林ひとみ「人の世に入りて出口なき鯨」(現代俳句協会講座・第8回「金曜教室」)・・
本日は、現代俳句協会講座・第8回金曜教室だった。雑詠2句持ち寄り、全句講評。以下に一人一句を挙げておこう。
万象の声封じ込め滝凍つる 白石正人
五つほど身に沁みにけり除夜の鐘 武藤 幹
初夢やルーシーとゐて初茜 山﨑百花
介護にも疲れおぼえし恵方巻 植木紀子
父母子ひとりひとつの福だるま 林ひとみ
風花や誰のものでもない地球 川崎果連
双六の右手左手振るひとり 杦森松一
凍滝に封じ込めたる我が怨念 石川夏山
木菟の心の内を又聞かれ 宮川 夏
左義長終へ風砂の浜に戻りけり 赤崎冬生
月冴えてインフラ避けて通りけり 岩田残雪
浄不浄凍て逃れずに黒き鶴 大井恒行
次の第9回は2月17日(金)、課題は字しばりで、各一句。字は「果」「風」、有季・無季は問わない。

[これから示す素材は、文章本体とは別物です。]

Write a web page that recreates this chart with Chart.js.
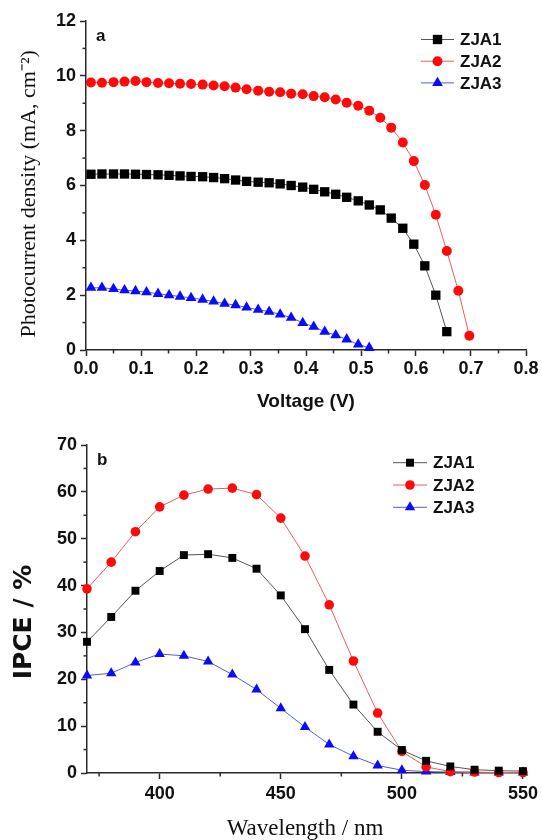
<!DOCTYPE html>
<html><head><meta charset="utf-8">
<script src="https://cdn.jsdelivr.net/npm/chart.js@4.4.1/dist/chart.umd.min.js"></script>
<style>
html,body{margin:0;padding:0;background:#fff;}
#wrap{position:relative;width:542px;height:840px;overflow:hidden;}
.c{position:absolute;left:0;width:542px;height:420px;}
</style></head><body>
<div id="wrap">
<div class="c" style="top:0"><canvas id="ca" width="542" height="420"></canvas></div>
<div class="c" style="top:420px"><canvas id="cb" width="542" height="420"></canvas></div>
</div>
<script>
// ---------- Panel a : J-V curves ----------
const SERIES_NAMES = ['ZJA1', 'ZJA2', 'ZJA3'];
const VOLTAGE = [0.009, 0.029, 0.050, 0.070, 0.090, 0.110, 0.131, 0.151, 0.171, 0.191,
                 0.212, 0.232, 0.252, 0.272, 0.292, 0.313, 0.333, 0.353, 0.373, 0.394,
                 0.414, 0.434, 0.454, 0.474, 0.495, 0.515, 0.535, 0.555, 0.576, 0.596,
                 0.616, 0.636, 0.656, 0.677, 0.697];
const J_ZJA1 = [6.41, 6.42, 6.42, 6.42, 6.41, 6.40, 6.39, 6.37, 6.35, 6.33,
                6.32, 6.29, 6.25, 6.20, 6.15, 6.12, 6.10, 6.06, 6.00, 5.94,
                5.86, 5.77, 5.68, 5.57, 5.44, 5.29, 5.11, 4.81, 4.44, 3.86,
                3.07, 2.00, 0.67];
const J_ZJA2 = [9.76, 9.75, 9.77, 9.79, 9.81, 9.77, 9.74, 9.73, 9.71, 9.70,
                9.68, 9.65, 9.62, 9.57, 9.51, 9.46, 9.42, 9.40, 9.35, 9.33,
                9.26, 9.22, 9.14, 9.02, 8.91, 8.73, 8.47, 8.11, 7.57, 6.89,
                6.02, 4.93, 3.61, 2.16, 0.52];
const J_ZJA3 = [2.27, 2.27, 2.23, 2.18, 2.15, 2.11, 2.05, 2.00, 1.95, 1.90,
                1.84, 1.77, 1.69, 1.64, 1.55, 1.47, 1.40, 1.30, 1.18, 0.99,
                0.85, 0.67, 0.54, 0.39, 0.20, 0.08];
const XA_MAJOR = [0, 0.1, 0.2, 0.3, 0.4, 0.5, 0.6, 0.7, 0.8];
const XA_LABELS = ['0.0', '0.1', '0.2', '0.3', '0.4', '0.5', '0.6', '0.7', '0.8'];
const XA_MINOR = [0.05, 0.15, 0.25, 0.35, 0.45, 0.55, 0.65, 0.75];
const YA_MAJOR = [0, 2, 4, 6, 8, 10, 12];
const YA_LABELS = ['0', '2', '4', '6', '8', '10', '12'];
const YA_MINOR = [1, 3, 5, 7, 9, 11];

// ---------- Panel b : IPCE ----------
const WAVELENGTH = [370, 380, 390, 400, 410, 420, 430, 440, 450, 460,
                    470, 480, 490, 500, 510, 520, 530, 540, 550];
const IPCE_ZJA1 = [28.0, 33.3, 38.9, 43.1, 46.5, 46.7, 45.9, 43.6, 37.9, 30.7,
                   22.0, 14.6, 8.8, 4.9, 2.6, 1.4, 0.7, 0.5, 0.4];
const IPCE_ZJA2 = [39.3, 45.0, 51.5, 56.8, 59.3, 60.6, 60.8, 59.4, 54.4, 46.3,
                   35.9, 23.9, 12.8, 4.6, 1.3, 0.3, 0.2, 0.1, 0.1];
const IPCE_ZJA3 = [20.8, 21.3, 23.6, 25.4, 25.0, 23.8, 21.0, 17.8, 13.8, 9.8,
                   6.1, 3.6, 1.6, 0.6, 0.3, 0.2, 0.1, 0.1, 0.1];
const XB_MAJOR = [400, 450, 500, 550];
const XB_LABELS = ['400', '450', '500', '550'];
const XB_MINOR = [375, 425, 475, 525];
const YB_MAJOR = [0, 10, 20, 30, 40, 50, 60, 70];
const YB_LABELS = ['0', '10', '20', '30', '40', '50', '60', '70'];
const YB_MINOR = [5, 15, 25, 35, 45, 55, 65];

// ---------- styles ----------
const AXIS = '#2a2a2a';
const SANS = "'Liberation Sans', Arial, sans-serif";
const SERIF = "'Liberation Serif', 'Times New Roman', serif";
const STYLE = [
  {fill: '#000000', line: '#555555', shape: 'rect'},
  {fill: '#ff0a0a', line: '#e06060', shape: 'circle'},
  {fill: '#0a0aff', line: '#5060d8', shape: 'triangle'}
];

function pts(xs, ys) { return ys.map((v, i) => ({x: xs[i], y: v})); }

function drawMarker(ctx, shape, r, x, y, color) {
  ctx.fillStyle = color;
  ctx.beginPath();
  if (shape === 'rect') {
    const s = Math.SQRT1_2 * r;
    ctx.rect(x - s, y - s, 2 * s, 2 * s);
  } else if (shape === 'circle') {
    ctx.arc(x, y, r, 0, Math.PI * 2);
  } else {
    ctx.moveTo(x, y - r);
    ctx.lineTo(x + r * Math.sin(2 * Math.PI / 3), y - r * Math.cos(2 * Math.PI / 3));
    ctx.lineTo(x + r * Math.sin(4 * Math.PI / 3), y - r * Math.cos(4 * Math.PI / 3));
    ctx.closePath();
  }
  ctx.fill();
}

const decor = {
  id: 'decor',
  afterDraw(chart, args, o) {
    const ctx = chart.ctx;
    const xs = chart.scales.x, ys = chart.scales.y;
    ctx.save();
    ctx.strokeStyle = AXIS; ctx.lineWidth = 1.5;
    o.xMinor.forEach(v => {
      const p = xs.getPixelForValue(v);
      ctx.beginPath(); ctx.moveTo(p, xs.top); ctx.lineTo(p, xs.top + 3.5); ctx.stroke();
    });
    o.yMinor.forEach(v => {
      const p = ys.getPixelForValue(v);
      ctx.beginPath(); ctx.moveTo(ys.right, p); ctx.lineTo(ys.right - 3.5, p); ctx.stroke();
    });
    // panel letter
    ctx.fillStyle = '#111';
    ctx.font = 'bold 17px ' + SANS;
    ctx.textBaseline = 'alphabetic'; ctx.textAlign = 'left';
    ctx.fillText(o.panel, chart.chartArea.left + 10, chart.chartArea.top + 20);
    // legend
    const L = o.legend;
    chart.data.datasets.forEach((ds, i) => {
      const yy = L.y0 + i * L.dy;
      ctx.strokeStyle = ds.borderColor; ctx.lineWidth = 1;
      ctx.beginPath(); ctx.moveTo(L.x0, yy); ctx.lineTo(L.x1, yy); ctx.stroke();
      drawMarker(ctx, STYLE[i].shape, ds.pointRadius, (L.x0 + L.x1) / 2, yy, ds.pointBackgroundColor);
      ctx.fillStyle = '#111';
      ctx.font = 'bold 17px ' + SANS;
      ctx.textBaseline = 'middle';
      ctx.fillText(ds.label, L.tx, yy + 1);
    });
    ctx.restore();
  }
};

function makeDatasets(xs, ysList, radii) {
  return ysList.map((ys, i) => ({
    label: SERIES_NAMES[i],
    data: pts(xs, ys),
    borderColor: STYLE[i].line,
    borderWidth: 1,
    pointStyle: STYLE[i].shape,
    pointRadius: radii[i],
    pointHoverRadius: radii[i],
    pointBackgroundColor: STYLE[i].fill,
    pointBorderColor: STYLE[i].fill,
    pointBorderWidth: 0,
    tension: 0,
    clip: false
  }));
}

function axis(min, max, majors, labels, fit, title, pad) {
  return {
    type: 'linear', min: min, max: max,
    afterBuildTicks: s => { s.ticks = majors.map(v => ({value: v})); },
    afterFit: fit,
    ticks: {
      autoSkip: false, maxRotation: 0, padding: pad, color: '#111',
      font: {family: SANS, size: 18, weight: 'bold'},
      callback: v => { const k = majors.indexOf(v); return k >= 0 ? labels[k] : ''; }
    },
    grid: {display: true, drawOnChartArea: false, drawTicks: true, tickLength: 6,
           tickColor: AXIS, tickWidth: 1.5},
    border: {display: true, color: AXIS, width: 1.5},
    title: title
  };
}

Chart.defaults.animation = false;

new Chart(document.getElementById('ca'), {
  type: 'line',
  data: {datasets: makeDatasets(VOLTAGE, [J_ZJA1, J_ZJA2, J_ZJA3], [6.6, 5, 6.2])},
  options: {
    responsive: false, devicePixelRatio: 1, animation: false,
    layout: {padding: {left: 0, right: 16, top: 21, bottom: 0}},
    plugins: {legend: {display: false}, tooltip: {enabled: false},
      decor: {panel: 'a', xMinor: XA_MINOR, yMinor: YA_MINOR,
              legend: {x0: 421, x1: 454, tx: 460, y0: 39.5, dy: 21.7}}},
    scales: {
      x: axis(0, 0.8, XA_MAJOR, XA_LABELS, s => { s.height = 70; },
        {display: true, text: 'Voltage (V)', color: '#111',
         font: {family: SANS, size: 19, weight: 'bold', lineHeight: 1.2},
         padding: {top: 0, bottom: 7}}, 2),
      y: axis(0, 12, YA_MAJOR, YA_LABELS, s => { s.width = 86; },
        {display: true, text: 'Photocurrent density (mA, cm\u207B\u00B2)   ', color: '#111',
         font: {family: SERIF, size: 22, weight: 'normal', lineHeight: 1.2},
         padding: {top: 16, bottom: 0}}, 4)
    }
  },
  plugins: [decor]
});

new Chart(document.getElementById('cb'), {
  type: 'line',
  data: {datasets: makeDatasets(WAVELENGTH, [IPCE_ZJA1, IPCE_ZJA2, IPCE_ZJA3], [5.6, 4.8, 6])},
  options: {
    responsive: false, devicePixelRatio: 1, animation: false,
    layout: {padding: {left: 0, right: 15, top: 25, bottom: 0}},
    plugins: {legend: {display: false}, tooltip: {enabled: false},
      decor: {panel: 'b', xMinor: XB_MINOR, yMinor: YB_MINOR,
              legend: {x0: 393, x1: 427, tx: 433, y0: 42.7, dy: 22.3}}},
    scales: {
      x: axis(370, 550, XB_MAJOR, XB_LABELS, s => { s.height = 67; },
        {display: true, text: 'Wavelength / nm', color: '#111',
         font: {family: SERIF, size: 23, weight: 'normal', lineHeight: 1.0},
         padding: {top: 0, bottom: 0}}, 4),
      y: axis(0, 70, YB_MAJOR, YB_LABELS, s => { s.width = 87; },
        {display: true, text: 'IPCE / %   ', color: '#111',
         font: {family: "'DejaVu Sans', Verdana, sans-serif", size: 25, weight: 'bold', lineHeight: 1.2},
         padding: {top: 9, bottom: 0}}, 4)
    }
  },
  plugins: [decor]
});
</script>
</body></html>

★閑話休題・・林ひとみ詩集『藍の月』(季節書房・2018年11月刊)・・
本日の金曜教室の最高点句だった「人の世に入りて出口なき鯨」の作者・林ひとみの詩集である。挿画も著者。集名に因む「藍の月」の詩は長いので、ここでは、もっとも短い詩一編のみを紹介しておきたい。
りんご
りんごの形をした雲が
水色の空に
ぽかりとうかんでいた
空も
おなかが空いたのだ
ひとくち
ふたくち
かじられて
ちぎれた雲は
流れ消えゆく
音もなく
おだやかに
林ひとみ(はやし・ひとみ) 1978年、東京生まれ。